“For nearly 400 years, the policy of the law has been to fix definite time limits (usually six but often three years) for prosecuting civil claims. The enactment of time limitations has been driven by the general perception that "[w]here there is delay the whole quality of justice deteriorates."

“The effect of delay on the quality of justice is no doubt one of the most important influences motivating a legislature to enact limitation periods for commencing actions. But it is not the only one. Courts and commentators have perceived four broad rationales for the enactment of limitation periods. First, as time goes by, relevant evidence is likely to be lost. Second, it is oppressive, even "cruel", to a defendant to allow an action to be brought long after the circumstances which gave rise to it have passed. Third, people should be able to arrange their affairs and utilise their resources on the basis that claims can no longer be made against them.”

“The final rationale for limitation periods is that the public interest requires that disputes be settled as quickly as possible.”

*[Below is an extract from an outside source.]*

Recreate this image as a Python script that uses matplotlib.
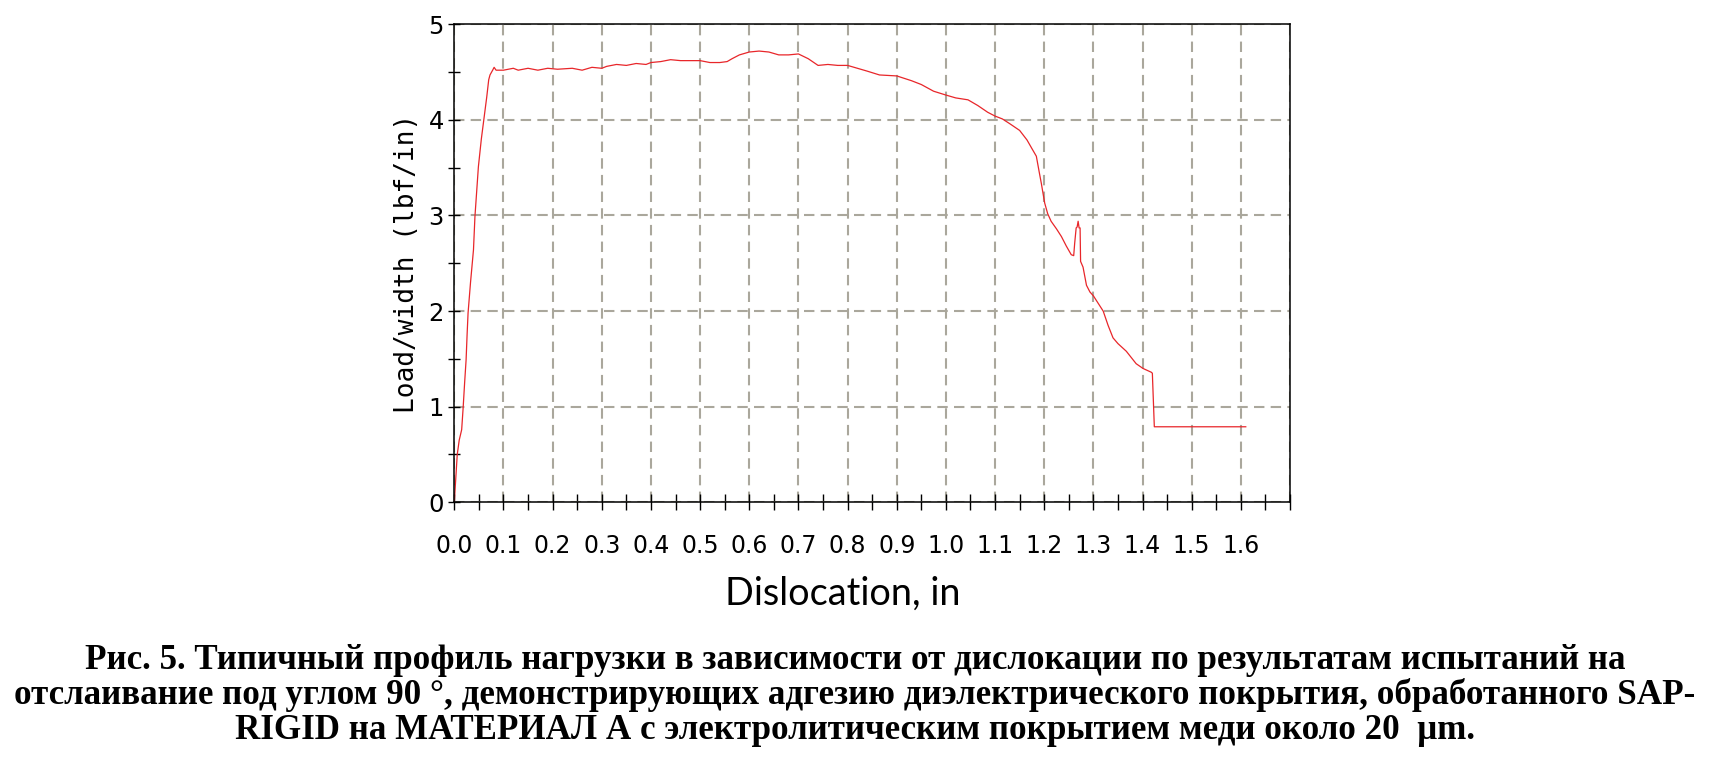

“In enacting limitation periods, legislatures have regard to all these rationales. A limitation period should not be seen therefore as an arbitrary cut off point unrelated to the demands of justice or the general welfare of society. It represents the legislature's judgment that the welfare of society is best served by causes of action being litigated within the limitation period, notwithstanding that the enactment of that period may often result in a good cause of action being defeated.”

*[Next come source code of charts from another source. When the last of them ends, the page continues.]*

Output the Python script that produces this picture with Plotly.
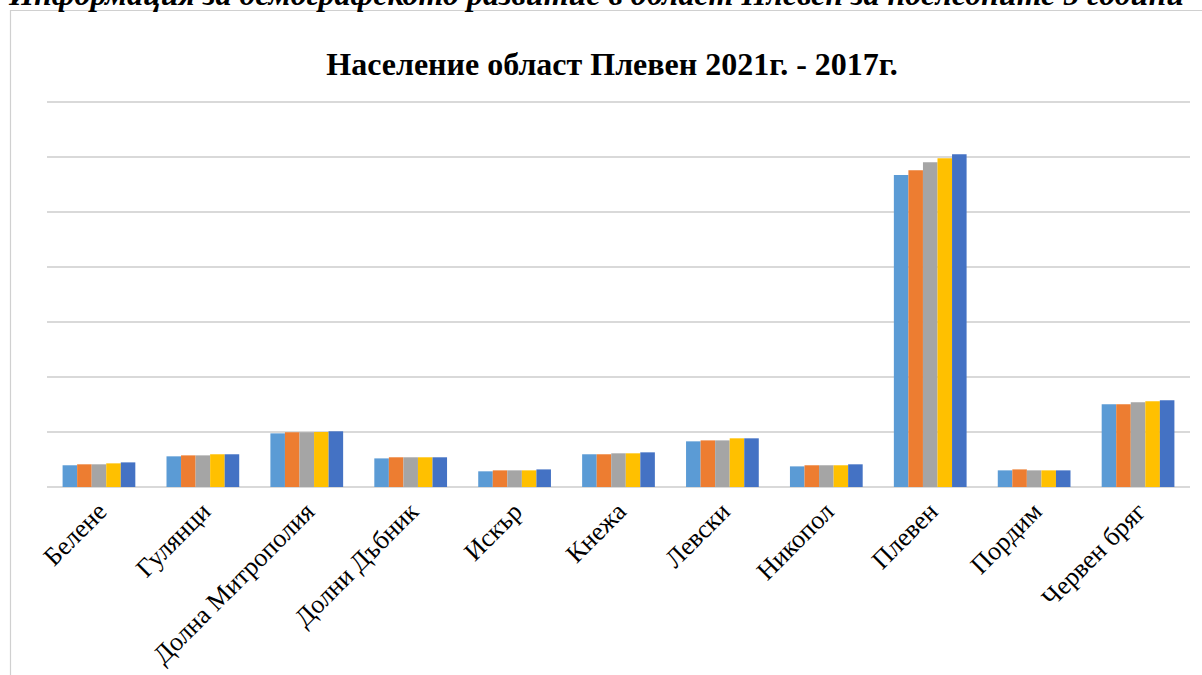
import plotly.graph_objects as go

categories = ["Белене", "Гулянци", "Долна Митрополия", "Долни Дъбник", "Искър",
              "Кнежа", "Левски", "Никопол", "Плевен", "Пордим", "Червен бряг"]
years = ["2021", "2020", "2019", "2018", "2017"]
colors = ["#5B9BD5", "#ED7D31", "#A5A5A5", "#FFC000", "#4472C4"]

v2021 = [7900, 11150, 19500, 10400, 5700, 11900, 16600, 7500, 113450, 6050, 30050]
v2020 = [8250, 11500, 19900, 10800, 6050, 11900, 16950, 7900, 115150, 6400, 30050]
v2019 = [8250, 11500, 19900, 10800, 6050, 12250, 16950, 7900, 118050, 6050, 30800]
v2018 = [8600, 11900, 20000, 10800, 6050, 12250, 17700, 7900, 119550, 6050, 31150]
v2017 = [8950, 11900, 20250, 10800, 6400, 12600, 17700, 8250, 121000, 6050, 31500]
series = [v2021, v2020, v2019, v2018, v2017]

fig = go.Figure()
for name, vals, col in zip(years, series, colors):
    fig.add_trace(go.Bar(x=categories, y=vals, name=name, marker_color=col,
                         marker_line_width=0))

W, H = 1202, 675
ml, mr, mt, mb = 47, 12, 100, 188
pw = W - ml - mr
ph = H - mt - mb

fig.update_layout(
    width=W, height=H,
    margin=dict(l=ml, r=mr, t=mt, b=mb, autoexpand=False),
    paper_bgcolor="white", plot_bgcolor="white",
    barmode="group", bargap=0.3, bargroupgap=0,
    showlegend=False,
    font=dict(family="Liberation Serif, Times New Roman, serif", color="black"),
    title=dict(text="<b>Население област Плевен 2021г. - 2017г.</b>",
               x=612 / W, xanchor="center", y=1 - 64 / H, yanchor="middle",
               font=dict(size=32, family="Liberation Serif, serif", color="black")),
    xaxis=dict(tickangle=-45, tickfont=dict(size=26, family="Liberation Serif, serif"),
               showgrid=False, showline=False, ticks="", automargin=False,
               ticklabelstandoff=3),
    yaxis=dict(range=[0, 140700], tickvals=[0, 20000, 40000, 60000, 80000, 100000, 120000, 140000],
               showticklabels=False,
               gridcolor="#d9d9d9", gridwidth=1.5, zeroline=True,
               zerolinecolor="#d9d9d9", zerolinewidth=1.5, showline=False,
               automargin=False),
)

# outer chart frame (partially outside the visible page)
fig.add_shape(type="rect", xref="paper", yref="paper",
              x0=(10.5 - ml) / pw, x1=(W + 20 - ml) / pw,
              y0=(mt + ph - (H + 20)) / ph, y1=1 + (mt - 10.5) / ph,
              line=dict(color="#d0d0d0", width=1.2), fillcolor="rgba(0,0,0,0)",
              layer="above")

# cut-off heading of the surrounding document
fig.add_annotation(text="<b><i>Информация за демографското развитие в област Плевен за последните 5 години</i></b>",
                   xref="paper", yref="paper", x=(6 - ml) / pw, xanchor="left",
                   y=1 + (mt + 6) / ph, yanchor="middle", showarrow=False,
                   font=dict(size=32, family="Liberation Serif, serif", color="black"))

fig.write_html("out.html", config={"displayModeBar": False},
               post_script="document.body.style.margin='0';")
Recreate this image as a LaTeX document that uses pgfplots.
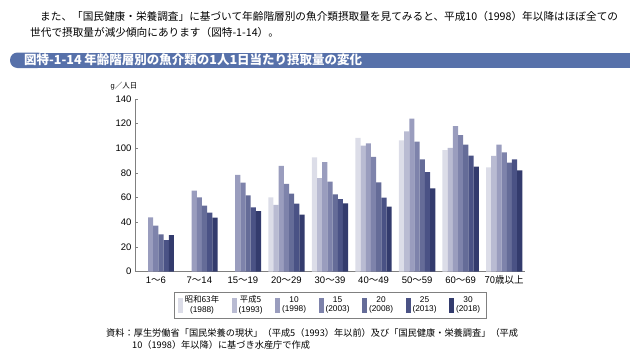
\documentclass[border=0pt]{standalone}
\usepackage{pgfplots}
\pgfplotsset{compat=1.18}
\usepackage{fontspec}
\setmainfont{Liberation Sans}
\newfontfamily\cjk{Noto Sans CJK JP}
\definecolor{c88}{HTML}{DCDDE8}
\definecolor{c93}{HTML}{B9BBD2}
\definecolor{c98}{HTML}{9A9DBE}
\definecolor{c03}{HTML}{7E83AB}
\definecolor{c08}{HTML}{656C98}
\definecolor{c13}{HTML}{4A5285}
\definecolor{c18}{HTML}{333B6D}
\definecolor{titlebar}{HTML}{5771AA}
\definecolor{axgray}{HTML}{808080}
\pgfplotsset{swatch/.style={legend image code/.code={\fill[##1,draw=none] (0pt,-7.5pt) rectangle (5pt,7.5pt);}}}
\begin{document}
\begin{tikzpicture}[x=1pt,y=1pt]
\useasboundingbox (0,0) rectangle (640,360);
% body text
\node[anchor=west,inner sep=0pt,font=\cjk\fontsize{10.65}{12}\selectfont] at (40,343.3) {また、「国民健康・栄養調査」に基づいて年齢階層別の魚介類摂取量を見てみると、平成10（1998）年以降はほぼ全ての};
\node[anchor=west,inner sep=0pt,font=\cjk\fontsize{10.65}{12}\selectfont] at (30,327.3) {世代で摂取量が減少傾向にあります（図特-1-14）。};
% title bar
\fill[titlebar,rounded corners=7.5pt] (10,292) rectangle (45,307.5);
\fill[titlebar] (25,292) rectangle (630,307.5);
\node[anchor=west,inner sep=0pt,text=white,font=\cjk\bfseries\fontsize{12.5}{14}\selectfont] at (24,299.8) {図特-1-14 年齢階層別の魚介類の1人1日当たり摂取量の変化};
% source
\node[anchor=west,inner sep=0pt,font=\cjk\fontsize{9.2}{11}\selectfont] at (106,27) {資料：厚生労働省「国民栄養の現状」（平成5（1993）年以前）及び「国民健康・栄養調査」（平成};
\node[anchor=west,inner sep=0pt,font=\cjk\fontsize{9.2}{11}\selectfont] at (132,15) {10（1998）年以降）に基づき水産庁で作成};
% unit label
\node[anchor=south,inner sep=0pt,font=\fontsize{7.5}{9}\selectfont] at (124,269.5) {g{\cjk ／人日}};
\begin{axis}[
  at={(135pt,88.3pt)}, anchor=south west,
  scale only axis, width=390pt, height=172.7pt,
  ybar=0pt, bar width=5.19pt,
  xmin=-0.478, xmax=8.478, ymin=0, ymax=140,
  axis x line*=bottom, axis y line*=left,
  axis line style={axgray, line width=0.6pt},
  x axis line style={-}, y axis line style={-},
  ytick={0,20,...,140},
  xtick={0,...,8},
  xticklabels={1{\cjk ～}6,7{\cjk ～}14,15{\cjk ～}19,20{\cjk ～}29,30{\cjk ～}39,40{\cjk ～}49,50{\cjk ～}59,60{\cjk ～}69,{\cjk 70歳以上}},
  x tick style={draw=none},
  y tick style={axgray, line width=0.6pt},
  tick align=inside, major tick length=3pt,
  ticklabel style={font=\fontsize{9.5}{11}\selectfont},
  /pgf/number format/assume math mode=true,
  xticklabel style={anchor=base, yshift=-12pt},
  legend style={at={(0.5,-0.193)}, anchor=center, draw=axgray, line width=0.6pt,
    font=\fontsize{8.3}{9}\selectfont, legend columns=7,
    /tikz/every even column/.append style={column sep=10.5pt},
    inner xsep=4pt, inner ysep=2pt},
  legend cell align=center,
]
\addplot[fill=c88,draw=none,swatch] coordinates {(3,60.3) (4,92.7) (5,108.4) (6,106.5) (7,98.6) (8,84.6)};
\addplot[fill=c93,draw=none,swatch] coordinates {(3,54.1) (4,75.9) (5,102.2) (6,113.8) (7,100.3) (8,93.8)};
\addplot[fill=c98,draw=none,swatch] coordinates {(0,44) (1,65.7) (2,78.4) (3,85.7) (4,88.9) (5,104.1) (6,124.1) (7,118.1) (8,103.0)};
\addplot[fill=c03,draw=none,swatch] coordinates {(0,37.3) (1,60.3) (2,72.2) (3,71.1) (4,73.0) (5,93.0) (6,105.4) (7,110.8) (8,96.8)};
\addplot[fill=c08,draw=none,swatch] coordinates {(0,30.3) (1,53.5) (2,61.9) (3,63.2) (4,62.7) (5,72.4) (6,91.1) (7,103.0) (8,88.4)};
\addplot[fill=c13,draw=none,swatch] coordinates {(0,25.7) (1,47.8) (2,52.2) (3,55.1) (4,58.9) (5,60.0) (6,80.8) (7,94.1) (8,91.1)};
\addplot[fill=c18,draw=none,swatch] coordinates {(0,29.7) (1,43.8) (2,49.2) (3,46.2) (4,55.4) (5,52.7) (6,67.6) (7,85.1) (8,82.2)};
\addlegendentry{\shortstack{{\cjk 昭和63年}\\(1988)}}
\addlegendentry{\shortstack{{\cjk 平成5}\\(1993)}}
\addlegendentry{\shortstack{10\\(1998)}}
\addlegendentry{\shortstack{15\\(2003)}}
\addlegendentry{\shortstack{20\\(2008)}}
\addlegendentry{\shortstack{25\\(2013)}}
\addlegendentry{\shortstack{30\\(2018)}}
\end{axis}
\end{tikzpicture}
\end{document}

“A limitation provision is the general rule; an extension provision is the exception to it.”

“The extension provision is a legislative recognition that general conceptions of what justice requires in particular categories of cases may sometimes be overridden by the facts of an individual case.”

The above passage is an edited excerpt of the Judgment of his Honour McHugh J in the High Court case of Brisbane South Regional Health Authority v Taylor and quoted in an abbreviated form in the Full Court of the Family Court case of Sharp and Sharp.

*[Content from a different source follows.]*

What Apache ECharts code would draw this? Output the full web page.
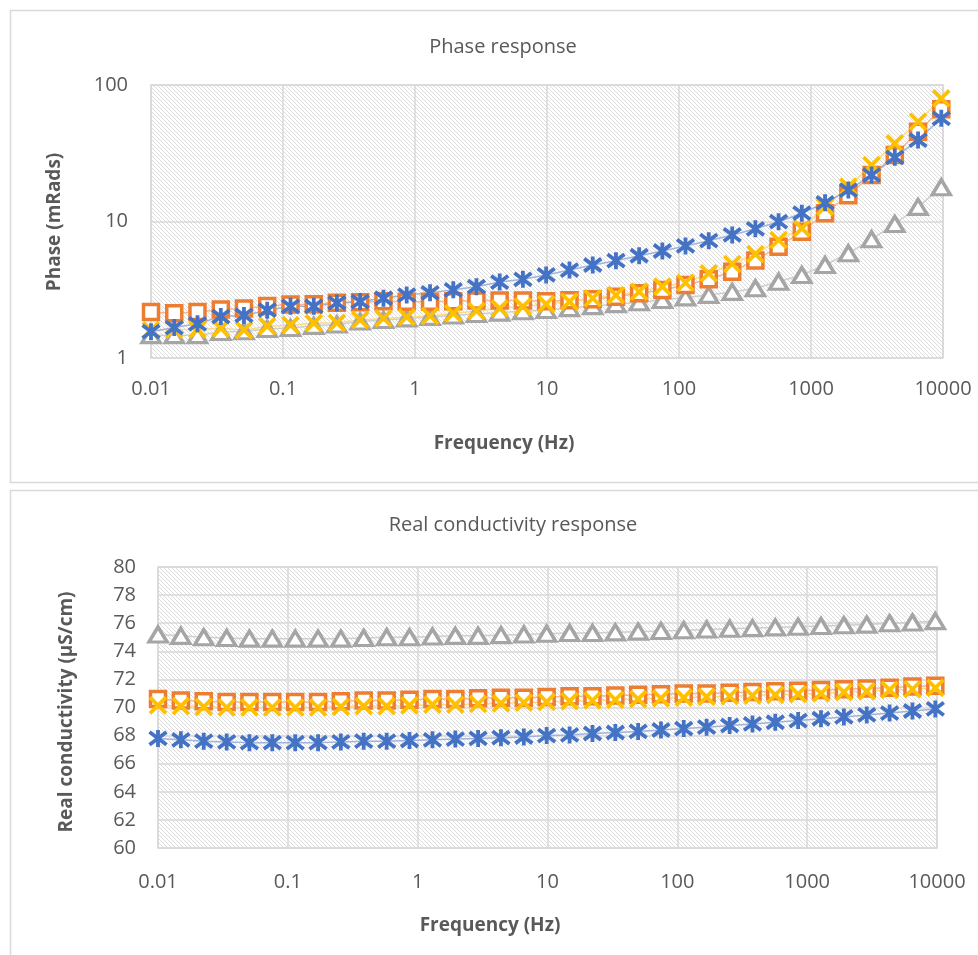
<!DOCTYPE html>
<html>
<head>
<meta charset="utf-8">
<script src="https://cdn.jsdelivr.net/npm/echarts@6/dist/echarts.min.js"></script>
<style>
html,body{margin:0;padding:0;background:#fff;}
#chart{width:978px;height:955px;}
</style>
</head>
<body>
<div id="chart"></div>
<script>
// ---------------- data ----------------
const freqHz = [0.01,0.015,0.0225,0.0338,0.0506,0.0759,0.114,0.171,0.256,0.384,0.577,0.865,1.30,1.95,2.92,4.38,6.57,9.85,14.8,22.2,33.3,49.9,74.8,112,168,253,379,568,852,1278,1918,2876,4314,6472,9707];

const phaseBlue   = [1.56,1.67,1.78,2.01,2.05,2.24,2.39,2.39,2.53,2.59,2.74,2.89,3.0,3.16,3.33,3.6,3.77,4.06,4.41,4.80,5.16,5.61,6.08,6.62,7.23,7.97,8.84,9.97,11.5,13.7,17.0,21.9,29.5,39.5,57.0];
const phaseOrange = [2.17,2.13,2.17,2.27,2.30,2.40,2.47,2.48,2.54,2.56,2.60,2.58,2.58,2.60,2.64,2.64,2.64,2.60,2.65,2.69,2.81,2.98,3.15,3.43,3.77,4.29,5.19,6.54,8.42,11.5,15.6,21.9,30.7,45.5,66.4];
const phaseYellow = [1.60,1.62,1.62,1.65,1.60,1.71,1.74,1.80,1.81,1.90,1.95,1.99,2.03,2.12,2.21,2.31,2.38,2.48,2.59,2.74,2.89,3.06,3.33,3.56,4.17,4.88,5.77,7.32,8.91,12.8,18.0,25.9,37.4,53.8,79.9];
const phaseGray   = [1.47,1.47,1.47,1.55,1.57,1.63,1.66,1.72,1.76,1.85,1.90,1.95,2.00,2.05,2.10,2.15,2.20,2.25,2.32,2.40,2.48,2.56,2.66,2.78,2.90,3.05,3.24,3.62,4.06,4.80,5.85,7.41,9.59,12.8,17.8];

const condBlue   = [67.8,67.7,67.6,67.55,67.5,67.5,67.5,67.5,67.55,67.6,67.6,67.65,67.7,67.75,67.8,67.85,67.9,68.0,68.05,68.15,68.22,68.3,68.4,68.5,68.6,68.72,68.83,68.95,69.07,69.2,69.33,69.47,69.6,69.75,69.9];
const condOrange = [70.6,70.5,70.45,70.4,70.4,70.4,70.4,70.4,70.45,70.5,70.5,70.55,70.6,70.6,70.65,70.7,70.7,70.75,70.8,70.8,70.85,70.9,70.95,71.0,71.0,71.05,71.1,71.15,71.2,71.25,71.3,71.35,71.4,71.5,71.55];
const condYellow = [70.15,70.1,70.05,70.0,70.0,70.0,70.0,70.0,70.05,70.1,70.1,70.15,70.2,70.2,70.25,70.3,70.35,70.4,70.45,70.5,70.55,70.6,70.65,70.7,70.75,70.8,70.85,70.9,70.95,71.0,71.1,71.15,71.25,71.3,71.4];
const condGray   = [75.2,75.1,75.0,74.95,74.9,74.9,74.9,74.9,74.9,74.95,75.0,75.0,75.05,75.1,75.1,75.15,75.2,75.25,75.3,75.3,75.35,75.4,75.45,75.5,75.55,75.6,75.65,75.7,75.75,75.8,75.85,75.9,76.0,76.05,76.15];

const xTickLabels = ['0.01','0.1','1','10','100','1000','10000'];
const phaseTicks = ['1','10','100'];
const condTicks = ['60','62','64','66','68','70','72','74','76','78','80'];

// ---------------- styles ----------------
const FONT = "'Open Sans', 'Noto Sans', sans-serif";
const TXT = '#595959';
const GRIDC = '#d9d9d9';

const hatch = document.createElement('canvas');
hatch.width = 4; hatch.height = 4;
(function(){
  const c = hatch.getContext('2d');
  c.fillStyle = '#ffffff'; c.fillRect(0,0,4,4);
  c.strokeStyle = '#dcdcdc'; c.lineWidth = 1;
  c.beginPath();
  c.moveTo(-1,-1); c.lineTo(5,5);
  c.moveTo(-1,3); c.lineTo(1,5);
  c.moveTo(3,-1); c.lineTo(5,1);
  c.stroke();
})();
const hatchFill = {image: hatch, repeat: 'repeat'};

const STAR = 'path://M8,0L8,16M2,2L14,14M14,2L2,14';
const CROSS = 'path://M0,0L16,16M16,0L0,16';

const pair = ys => freqHz.map((f,i)=>[f, ys[i]]);

function mkSeries(name, ys, xi, color, lineColor, kind){
  const s = {
    name, type:'line', xAxisIndex:xi, yAxisIndex:xi,
    data: pair(ys), showAllSymbol:true,
    lineStyle:{color:lineColor, width:1.5},
    emphasis:{disabled:true}, animation:false
  };
  if (kind==='tri'){ s.symbol='triangle'; s.symbolSize=[18,15]; s.itemStyle={color:'#ffffff', borderColor:color, borderWidth:3.4}; }
  if (kind==='sq'){ s.symbol='rect'; s.symbolSize=15; s.itemStyle={color:'#ffffff', borderColor:color, borderWidth:3.5}; }
  if (kind==='x'){ s.symbol=CROSS; s.symbolSize=16; s.itemStyle={color:color, borderColor:color, borderWidth:3.8}; }
  if (kind==='star'){ s.symbol=STAR; s.symbolSize=17; s.itemStyle={color:color, borderColor:color, borderWidth:3.8}; }
  return s;
}

const BLUE='#4472C4', ORANGE='#ED7D31', YELLOW='#FFC000', GRAY='#A5A5A5';
const BLUEL='#9db4e0', ORANGEL='#f5b893', YELLOWL='#ffdb80', GRAYL='#cfcfcf';

const xFmt = v => { const s = String(+(+v).toPrecision(6)); return xTickLabels.indexOf(s)>=0 ? s : ''; };

function xAxisCfg(gi){
  return {
    type:'log', logBase:10, gridIndex:gi, min:0.01, max:10000,
    axisLine:{show:false}, axisTick:{show:false},
    splitLine:{show:true, lineStyle:{color:GRIDC, width:1.5}},
    axisLabel:{color:TXT, fontFamily:FONT, fontSize:20, margin: gi===0?21:24, formatter:xFmt}
  };
}

const option = {
  backgroundColor:'#ffffff',
  animation:false,
  grid:[
    {left:151, top:85, width:792, height:273, show:true, backgroundColor:hatchFill, borderColor:GRIDC, borderWidth:1.5},
    {left:158, top:567, width:779, height:281, show:true, backgroundColor:hatchFill, borderColor:GRIDC, borderWidth:1.5}
  ],
  xAxis:[ xAxisCfg(0), xAxisCfg(1) ],
  yAxis:[
    {type:'log', logBase:10, gridIndex:0, min:1, max:100,
     axisLine:{show:false}, axisTick:{show:false},
     splitLine:{show:true, lineStyle:{color:GRIDC, width:1.5}},
     axisLabel:{color:TXT, fontFamily:FONT, fontSize:20, margin:23,
       formatter: v => { const s = String(+(+v).toPrecision(6)); return phaseTicks.indexOf(s)>=0 ? s : ''; }}},
    {type:'value', gridIndex:1, min:60, max:80, interval:2,
     axisLine:{show:false}, axisTick:{show:false},
     splitLine:{show:true, lineStyle:{color:GRIDC, width:1.5}},
     axisLabel:{color:TXT, fontFamily:FONT, fontSize:20, margin:22,
       formatter: v => { const s = String(v); return condTicks.indexOf(s)>=0 ? s : ''; }}}
  ],
  series:[
    mkSeries('Gray', phaseGray, 0, GRAY, GRAYL, 'tri'),
    mkSeries('Orange', phaseOrange, 0, ORANGE, ORANGEL, 'sq'),
    mkSeries('Yellow', phaseYellow, 0, YELLOW, YELLOWL, 'x'),
    mkSeries('Blue', phaseBlue, 0, BLUE, BLUEL, 'star'),
    mkSeries('Gray', condGray, 1, GRAY, GRAYL, 'tri'),
    mkSeries('Orange', condOrange, 1, ORANGE, ORANGEL, 'sq'),
    mkSeries('Yellow', condYellow, 1, YELLOW, YELLOWL, 'x'),
    mkSeries('Blue', condBlue, 1, BLUE, BLUEL, 'star')
  ],
  graphic:[
    {type:'rect', shape:{x:10.5, y:10.5, width:1000, height:472}, style:{fill:null, stroke:GRIDC, lineWidth:1.5}, silent:true, z:-10},
    {type:'rect', shape:{x:10.5, y:490.5, width:1000, height:480}, style:{fill:null, stroke:GRIDC, lineWidth:1.5}, silent:true, z:-10},
    {type:'text', x:503, y:47, style:{text:'Phase response', fill:TXT, font:"20px 'Open Sans', sans-serif", textAlign:'center', textVerticalAlign:'middle'}},
    {type:'text', x:513, y:525, style:{text:'Real conductivity response', fill:TXT, font:"20px 'Open Sans', sans-serif", textAlign:'center', textVerticalAlign:'middle'}},
    {type:'text', x:504, y:444, style:{text:'Frequency (Hz)', fill:TXT, font:"bold 19px 'Open Sans', sans-serif", textAlign:'center', textVerticalAlign:'middle'}},
    {type:'text', x:490, y:926, style:{text:'Frequency (Hz)', fill:TXT, font:"bold 19px 'Open Sans', sans-serif", textAlign:'center', textVerticalAlign:'middle'}},
    {type:'text', x:55, y:222, rotation:Math.PI/2, style:{text:'Phase (mRads)', fill:TXT, font:"bold 19px 'Open Sans', sans-serif", textAlign:'center', textVerticalAlign:'middle'}},
    {type:'text', x:67, y:712, rotation:Math.PI/2, style:{text:'Real conductivity (µS/cm)', fill:TXT, font:"bold 19px 'Open Sans', sans-serif", textAlign:'center', textVerticalAlign:'middle'}}
  ]
};

const chart = echarts.init(document.getElementById('chart'), null, {renderer:'canvas'});
chart.setOption(option);
</script>
</body>
</html>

The English and Australian principles have, as ever, the same basis, and one would argue that they attempt to achieve the same end, finality tempered with a need for discretion in particular circumstances, but they differ markedly in the route they take to achieve that end. Whereas the English provisions have focussed on whether a case should be struck out because the case “discloses no reasonable grounds for bringing or defending the application” or that “the statement of case is an abuse of the court process or is otherwise likely to obstruct the just disposal of the proceedings”, the Australian legislative provisions are directly drafted to provide to set legislated time limits for  bringing financial proceedings.

Perhaps one could therefore expect that there is more certainty under the Australian provisions, but a review of the recent cases means that, unless a financial order is obtained, the door is not closed on the possibility of proceedings being brought much later.